God is not finished with us yet. I believe that God is intent on completing the work of reconciliation. God is inviting us into the work of reconciliation. “Do you not know, says Paul, that you were baptized with Christ in his death…”
Dying and rising is what this is all about. Our work is Easter work. Death to ourselves and perhaps to our way of doing things, so that God’s reconciliation might take place among us. As long as it is necessary for people to be like us in order to be saved – in our minds or theirs – there is no reconciliation. Only in moving toward one another, in serving Christ together, across all our difference and diversity, will reconciliation take place.

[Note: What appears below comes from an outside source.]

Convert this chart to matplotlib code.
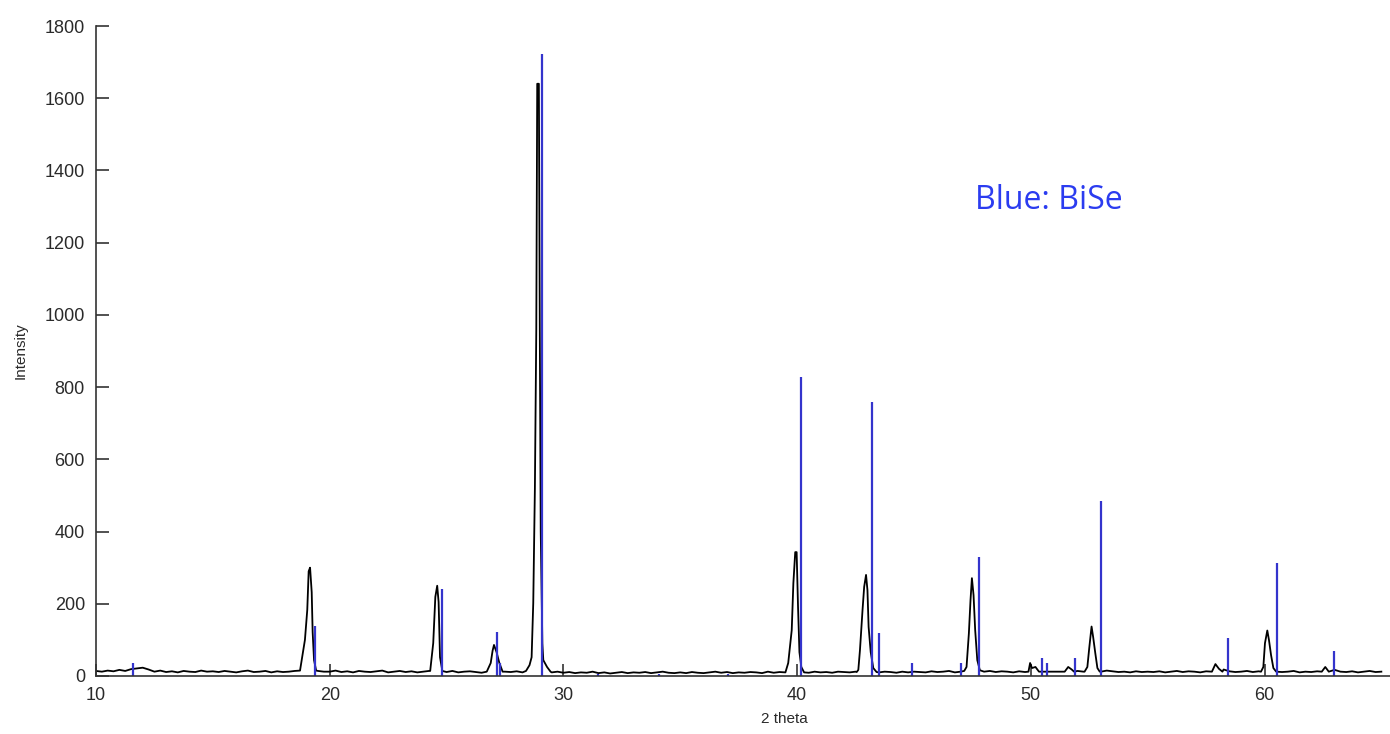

Bonhoeffer was involved in the plot to kill Hitler, and he has been roundly criticized for that involvement. Bonhoeffer, for himself, never tried to justify his action. He knew he would face God for his part. Yet he believed that in the face of evil, Christians have to act. Christian faith is not simply a matter of piety or intellectual assent. It is rather a matter of action on behalf of others. The task of reconciliation is the lifestyle of Christians. We are called not to save the institution, but to be Christ’s body – to bring our gifts and skills to bear on the work of making friends for Jesus. Bonhoeffer put it this way: “This is what we do with the world that inflicts such suffering on us. We do not abandon it; we do not repudiate, despise or condemn it. Instead we call it back to God, we give it hope, we lay our hand on it and say: may God’s blessing come upon you, may God renew you; be blessed, world created by God, you who belong to your Creator and Redeemer.”
May the work we do this day help to center and steady us in the work of reconciliation. May we find inspiration and hope to follow Jesus… into the neighborhood… traveling light. Amen.